# Records shown start
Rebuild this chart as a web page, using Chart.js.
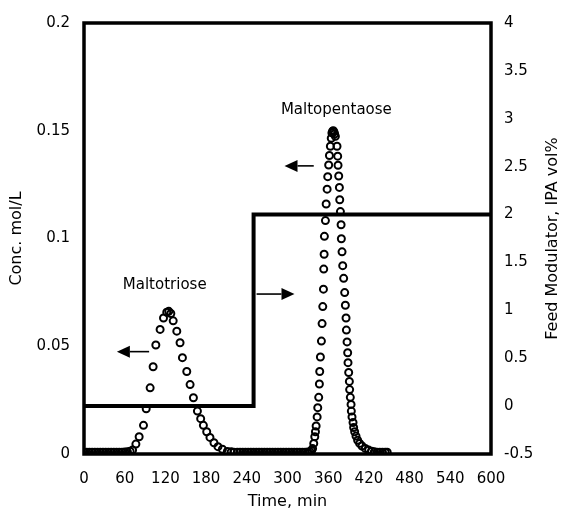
<!DOCTYPE html>
<html>
<head>
<meta charset="utf-8">
<title>Maltotriose / Maltopentaose elution</title>
<script src="https://cdn.jsdelivr.net/npm/chart.js@4.4.1/dist/chart.umd.min.js"></script>
<style>
  html, body { margin: 0; padding: 0; background: #fff; }
</style>
</head>
<body>
<canvas id="chart" width="564" height="509"></canvas>
<script>
// time axis ticks (min)
const timeTicks = ['0', '60', '120', '180', '240', '300', '360', '420', '480', '540', '600'];
const concTicks = ['0', '0.05', '0.1', '0.15', '0.2'];
const modTicks = ['-0.5', '0', '0.5', '1', '1.5', '2', '2.5', '3', '3.5', '4'];

// maltotriose (time min, conc mol/L)
const triTime = [0, 4, 8, 12, 16, 20, 24, 28, 32, 36, 40, 44, 48, 52, 56, 60, 64, 68, 71.6, 76.5,
  81.3, 87.7, 91.7, 97.5, 101.9, 105.9, 112.2, 117.2, 122, 125, 128, 131.5, 136.8, 141.6, 145.1,
  151.5, 156.4, 161.3, 167.2, 172, 176, 180.9, 185.7, 191.6, 197.5, 204, 211.3, 217, 221, 226,
  230, 234, 238, 242, 246, 250, 254, 258, 262, 266, 270, 274, 278, 282, 286, 290, 294, 298];
const triConc = [0.0008, 0.0008, 0.0008, 0.0008, 0.0008, 0.0008, 0.0008, 0.0008, 0.0008, 0.0008,
  0.0008, 0.0008, 0.0008, 0.0008, 0.0008, 0.0009, 0.001, 0.0013, 0.0018, 0.0046,
  0.008, 0.0133, 0.021, 0.0307, 0.0405, 0.0506, 0.0578, 0.0631, 0.0658, 0.0662, 0.0652, 0.0618,
  0.057, 0.0516, 0.0447, 0.0383, 0.0322, 0.0261, 0.0199, 0.0164, 0.0133, 0.0103, 0.0077, 0.0052,
  0.0034, 0.0022, 0.0012, 0.001, 0.0008, 0.0008, 0.0008, 0.0008, 0.0008, 0.0008, 0.0008, 0.0008,
  0.0008, 0.0008, 0.0008, 0.0008, 0.0008, 0.0008, 0.0008, 0.0008, 0.0008, 0.0008, 0.0008, 0.0008];

// maltopentaose
const pentaTime = [302, 306, 310, 314, 318, 322, 326, 330, 333, 335.5, 337, 338.7, 340.2, 341.2,
  342.2, 343.7, 344.6, 346, 347, 347.5, 348.5, 350, 351, 352, 353, 353.4, 354, 354.4, 355.9, 357,
  358.4, 359.3, 360.7, 361.8, 363.2, 364.5, 365.5, 366.5, 367.5, 368.5, 369.5, 370.6, 373, 374,
  374.5, 375.5, 376.5, 377, 378, 379, 379.4, 380.4, 381.4, 382.8, 384.3, 385.3, 386.3, 386.8,
  387.8, 388.7, 389.2, 390.2, 391.2, 391.6, 392.6, 393.7, 394.1, 395.1, 396.6, 397.5, 399, 401,
  403.4, 406.3, 409.8, 414.7, 419.6, 424, 428, 432, 436, 440, 444, 447];
const pentaConc = [0.0008, 0.0008, 0.0008, 0.0008, 0.0008, 0.0008, 0.0008, 0.0009, 0.0011, 0.0016,
  0.0025, 0.0049, 0.008, 0.0103, 0.013, 0.0172, 0.0215, 0.0263, 0.0325, 0.0383, 0.045, 0.0524,
  0.0605, 0.0684, 0.0765, 0.0858, 0.0927, 0.101, 0.1083, 0.116, 0.1229, 0.1287, 0.1341, 0.1385,
  0.1428, 0.1465, 0.149, 0.1498, 0.15, 0.1495, 0.1485, 0.1474, 0.1428, 0.1382, 0.134, 0.129,
  0.1237, 0.118, 0.1125, 0.1064, 0.0999, 0.0938, 0.0874, 0.0815, 0.0749, 0.069, 0.0631, 0.0575,
  0.052, 0.047, 0.0424, 0.0378, 0.0337, 0.0299, 0.0263, 0.023, 0.0199, 0.0172, 0.0146, 0.0123,
  0.0103, 0.0083, 0.0064, 0.0049, 0.0037, 0.0026, 0.0018, 0.0013, 0.001, 0.0008, 0.0008, 0.0008,
  0.0008, 0.0008];

// feed modulator step (IPA vol%), switched at 250 min
const stepTime = [0, 250, 250, 600];
const stepIPA = [0, 0, 2, 2];

const FONT = '"DejaVu Sans", "Liberation Sans", sans-serif';

const toPoints = (xs, ys) => xs.map((x, i) => ({ x: x, y: ys[i] }));

// labels and arrows, in data coordinates
const notes = [
  { text: 'Maltotriose', x: 119, y: 0.0785, axis: 'y' },
  { text: 'Maltopentaose', x: 372, y: 0.1595, axis: 'y' }
];
const arrows = [
  { from: 96, to: 48.5, y: 0.0475, axis: 'y' },
  { from: 254.4, to: 310.3, y: 1.17, axis: 'y1' },
  { from: 338.7, to: 295.6, y: 0.1337, axis: 'y' }
];

const extras = {
  id: 'extras',
  beforeDatasetsDraw(chart) {
    const { ctx, chartArea: a } = chart;
    ctx.save();
    ctx.strokeStyle = '#000';
    ctx.lineWidth = 3.5;
    ctx.strokeRect(a.left, a.top, a.right - a.left, a.bottom - a.top);
    ctx.restore();
  },
  afterDatasetsDraw(chart) {
    const { ctx, scales } = chart;
    ctx.save();
    ctx.fillStyle = '#000';
    ctx.strokeStyle = '#000';
    ctx.font = '15px ' + FONT;
    ctx.textAlign = 'center';
    ctx.textBaseline = 'middle';
    notes.forEach(n => {
      ctx.fillText(n.text, scales.x.getPixelForValue(n.x), scales[n.axis].getPixelForValue(n.y));
    });

    arrows.forEach(ar => {
      const x0 = scales.x.getPixelForValue(ar.from);
      const x1 = scales.x.getPixelForValue(ar.to);
      const yy = scales[ar.axis].getPixelForValue(ar.y);
      const dir = x1 > x0 ? 1 : -1;
      const head = 13;
      ctx.lineWidth = 1.6;
      ctx.beginPath();
      ctx.moveTo(x0, yy);
      ctx.lineTo(x1 - dir * head, yy);
      ctx.stroke();
      ctx.beginPath();
      ctx.moveTo(x1, yy);
      ctx.lineTo(x1 - dir * head, yy - 6);
      ctx.lineTo(x1 - dir * head, yy + 6);
      ctx.closePath();
      ctx.fill();
    });

    // right axis title reads bottom to top
    const a = chart.chartArea;
    ctx.font = '16px ' + FONT;
    ctx.translate(553, (a.top + a.bottom) / 2);
    ctx.rotate(-Math.PI / 2);
    ctx.fillText('Feed Modulator, IPA vol%', 0, 0);
    ctx.restore();
  }
};

const markerStyle = {
  showLine: false,
  pointStyle: 'circle',
  pointRadius: 3.5,
  pointBorderWidth: 2,
  pointBackgroundColor: 'rgba(0,0,0,0)',
  pointBorderColor: '#000',
  yAxisID: 'y'
};

const ctx = document.getElementById('chart').getContext('2d');
new Chart(ctx, {
  type: 'scatter',
  data: {
    datasets: [
      Object.assign({ label: 'Maltotriose', data: toPoints(triTime, triConc) }, markerStyle),
      Object.assign({ label: 'Maltopentaose', data: toPoints(pentaTime, pentaConc) }, markerStyle),
      {
        type: 'line',
        label: 'Feed Modulator',
        data: toPoints(stepTime, stepIPA),
        yAxisID: 'y1',
        borderColor: '#000',
        borderWidth: 4,
        borderJoinStyle: 'miter',
        tension: 0,
        pointRadius: 0,
        fill: false
      }
    ]
  },
  options: {
    responsive: false,
    animation: false,
    layout: { padding: { top: 19, left: 0, right: 0, bottom: 0 } },
    plugins: {
      legend: { display: false },
      tooltip: { enabled: false }
    },
    scales: {
      x: {
        type: 'linear',
        min: 0,
        max: 600,
        afterFit: s => { s.height = 55; },
        afterBuildTicks: s => { s.ticks = timeTicks.map(t => ({ value: +t })); },
        ticks: {
          color: '#000',
          font: { family: FONT, size: 15 },
          padding: 16,
          maxRotation: 0,
          callback: (v, i) => timeTicks[i]
        },
        grid: { display: false, drawTicks: false },
        border: { display: false },
        title: {
          display: true,
          text: 'Time, min',
          color: '#000',
          font: { family: FONT, size: 16 },
          padding: { top: 0, bottom: -2 }
        }
      },
      y: {
        position: 'left',
        min: 0,
        max: 0.2,
        afterFit: s => { s.width = 84; },
        afterBuildTicks: s => { s.ticks = concTicks.map(t => ({ value: +t })); },
        ticks: {
          color: '#000',
          font: { family: FONT, size: 15 },
          padding: 14,
          callback: (v, i) => concTicks[i]
        },
        grid: { display: false, drawTicks: false },
        border: { display: false },
        title: {
          display: true,
          text: 'Conc. mol/L',
          color: '#000',
          font: { family: FONT, size: 16 },
          padding: { top: 7, bottom: 0 }
        }
      },
      y1: {
        position: 'right',
        min: -0.5,
        max: 4,
        afterFit: s => { s.width = 73; },
        afterBuildTicks: s => { s.ticks = modTicks.map(t => ({ value: +t })); },
        ticks: {
          color: '#000',
          font: { family: FONT, size: 15 },
          padding: 13,
          callback: (v, i) => modTicks[i]
        },
        grid: { display: false, drawTicks: false },
        border: { display: false }
      }
    }
  },
  plugins: [extras]
});
</script>
</body>
</html>
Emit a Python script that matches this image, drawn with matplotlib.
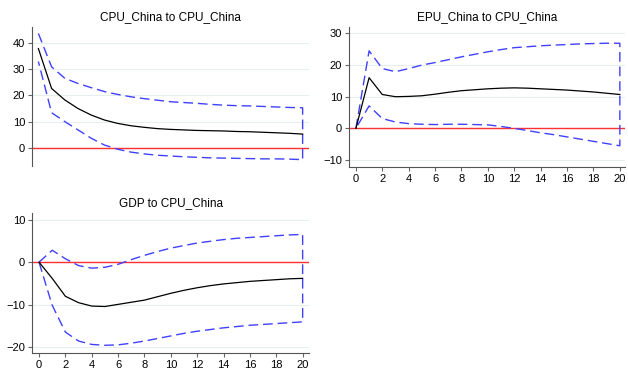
import numpy as np
import matplotlib
matplotlib.use("Agg")
import matplotlib.pyplot as plt

plt.rcParams['font.family'] = ['Liberation Sans', 'DejaVu Sans']

steps = list(range(21))

# CPU_China to CPU_China
cpu_irf = [38, 22.7, 18.3, 15.0, 12.5, 10.6, 9.3, 8.4, 7.8, 7.3, 7.0, 6.8, 6.6, 6.5, 6.4, 6.2, 6.1, 5.9, 5.7, 5.5, 5.2]
cpu_upper = [43.8, 31, 26.6, 24.6, 23, 21.5, 20.4, 19.5, 18.8, 18.2, 17.6, 17.3, 17.0, 16.6, 16.3, 16.1, 16.0, 15.8, 15.6, 15.4, 15.3]
cpu_lower = [33, 13.4, 10, 6.8, 3.6, 1.0, -0.6, -1.7, -2.4, -2.9, -3.2, -3.5, -3.7, -3.9, -4.0, -4.1, -4.2, -4.3, -4.3, -4.4, -4.6]

# EPU_China to CPU_China
epu_irf = [0, 16.0, 10.7, 10.0, 10.1, 10.3, 10.8, 11.4, 11.9, 12.2, 12.5, 12.7, 12.8, 12.7, 12.5, 12.3, 12.1, 11.8, 11.5, 11.1, 10.7]
epu_upper = [0, 24.5, 18.9, 17.9, 18.9, 20, 20.8, 21.7, 22.6, 23.4, 24.2, 24.9, 25.5, 25.8, 26.1, 26.3, 26.5, 26.7, 26.8, 26.9, 26.9]
epu_lower = [0, 7.1, 3.1, 2.0, 1.5, 1.3, 1.2, 1.3, 1.3, 1.2, 1.1, 0.6, 0.0, -0.7, -1.4, -2.0, -2.7, -3.4, -4.1, -4.8, -5.5]

# GDP to CPU_China
gdp_irf = [0, -3.8, -8.0, -9.5, -10.3, -10.4, -9.9, -9.4, -8.9, -8.1, -7.3, -6.6, -6.0, -5.5, -5.1, -4.8, -4.5, -4.3, -4.1, -3.9, -3.8]
gdp_upper = [0, 2.8, 0.8, -0.8, -1.4, -1.2, -0.5, 0.6, 1.6, 2.5, 3.3, 3.9, 4.5, 4.9, 5.3, 5.6, 5.8, 6.0, 6.2, 6.4, 6.5]
gdp_lower = [0, -10.1, -16.4, -18.5, -19.3, -19.5, -19.4, -19.0, -18.5, -17.9, -17.3, -16.7, -16.2, -15.8, -15.4, -15.1, -14.8, -14.6, -14.4, -14.2, -14.0]

panels = [
    ("CPU_China to CPU_China", cpu_irf, cpu_upper, cpu_lower,
     [0.051, 0.554, 0.441, 0.373], (-0.48, 20.48), (-7.0, 46.2), [0, 10, 20, 30, 40], False),
    ("EPU_China to CPU_China", epu_irf, epu_upper, epu_lower,
     [0.556, 0.552, 0.439, 0.376], (-0.51, 20.38), (-12.1, 32.1), [-10, 0, 10, 20, 30], True),
    ("GDP to CPU_China", gdp_irf, gdp_upper, gdp_lower,
     [0.051, 0.050, 0.441, 0.377], (-0.53, 20.48), (-21.4, 11.5), [-20, -10, 0, 10], True),
]

fig = plt.figure(figsize=(6.28, 3.72), dpi=100)

for title, irf, upper, lower, pos, xl, yl, yt, show_x in panels:
    ax = fig.add_axes(pos)
    ax.set_xlim(*xl)
    ax.set_ylim(*yl)
    for t in yt:
        ax.axhline(t, color='#e6eef0', lw=0.8, zorder=0)
    ax.axhline(0, color='#ff3030', lw=1.0, zorder=1)

    # confidence band outline: upper forward, then lower backward
    bx = steps + steps[::-1]
    by = list(upper) + list(lower)[::-1]
    ln, = ax.plot(bx, by, color='#4040ff', lw=1.0, zorder=2)
    ln.set_dashes([7, 3.5])
    ax.plot(steps, irf, color='black', lw=0.9, zorder=3)

    ax.set_title(title, fontsize=8.5, pad=5)
    ax.set_yticks(yt)
    ax.tick_params(axis='both', labelsize=8, length=3, color='#666666', width=0.8, pad=2)
    for s in ['top', 'right']:
        ax.spines[s].set_visible(False)
    ax.spines['left'].set_color('#555555')
    ax.spines['bottom'].set_color('#555555')
    if show_x:
        ax.set_xticks(range(0, 21, 2))
    else:
        ax.spines['bottom'].set_visible(False)
        ax.set_xticks([])

fig.savefig('out.png', dpi=100)
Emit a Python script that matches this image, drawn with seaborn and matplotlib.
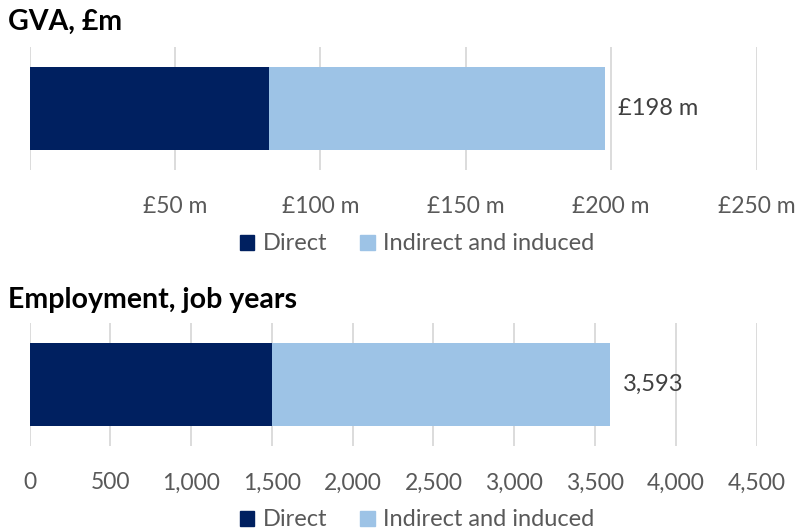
# Records shown end
_Exercise_: Starting with the first line of the data above and ending with the line containing "0.0008, 0.0008, 0.0008];", please restate every line exactly, leaving images out.

_Output of the exercise_:
Rebuild this chart as a web page, using Chart.js.
<!DOCTYPE html>
<html>
<head>
<meta charset="utf-8">
<title>Maltotriose / Maltopentaose elution</title>
<script src="https://cdn.jsdelivr.net/npm/chart.js@4.4.1/dist/chart.umd.min.js"></script>
<style>
  html, body { margin: 0; padding: 0; background: #fff; }
</style>
</head>
<body>
<canvas id="chart" width="564" height="509"></canvas>
<script>
// time axis ticks (min)
const timeTicks = ['0', '60', '120', '180', '240', '300', '360', '420', '480', '540', '600'];
const concTicks = ['0', '0.05', '0.1', '0.15', '0.2'];
const modTicks = ['-0.5', '0', '0.5', '1', '1.5', '2', '2.5', '3', '3.5', '4'];

// maltotriose (time min, conc mol/L)
const triTime = [0, 4, 8, 12, 16, 20, 24, 28, 32, 36, 40, 44, 48, 52, 56, 60, 64, 68, 71.6, 76.5,
  81.3, 87.7, 91.7, 97.5, 101.9, 105.9, 112.2, 117.2, 122, 125, 128, 131.5, 136.8, 141.6, 145.1,
  151.5, 156.4, 161.3, 167.2, 172, 176, 180.9, 185.7, 191.6, 197.5, 204, 211.3, 217, 221, 226,
  230, 234, 238, 242, 246, 250, 254, 258, 262, 266, 270, 274, 278, 282, 286, 290, 294, 298];
const triConc = [0.0008, 0.0008, 0.0008, 0.0008, 0.0008, 0.0008, 0.0008, 0.0008, 0.0008, 0.0008,
  0.0008, 0.0008, 0.0008, 0.0008, 0.0008, 0.0009, 0.001, 0.0013, 0.0018, 0.0046,
  0.008, 0.0133, 0.021, 0.0307, 0.0405, 0.0506, 0.0578, 0.0631, 0.0658, 0.0662, 0.0652, 0.0618,
  0.057, 0.0516, 0.0447, 0.0383, 0.0322, 0.0261, 0.0199, 0.0164, 0.0133, 0.0103, 0.0077, 0.0052,
  0.0034, 0.0022, 0.0012, 0.001, 0.0008, 0.0008, 0.0008, 0.0008, 0.0008, 0.0008, 0.0008, 0.0008,
  0.0008, 0.0008, 0.0008, 0.0008, 0.0008, 0.0008, 0.0008, 0.0008, 0.0008, 0.0008, 0.0008, 0.0008];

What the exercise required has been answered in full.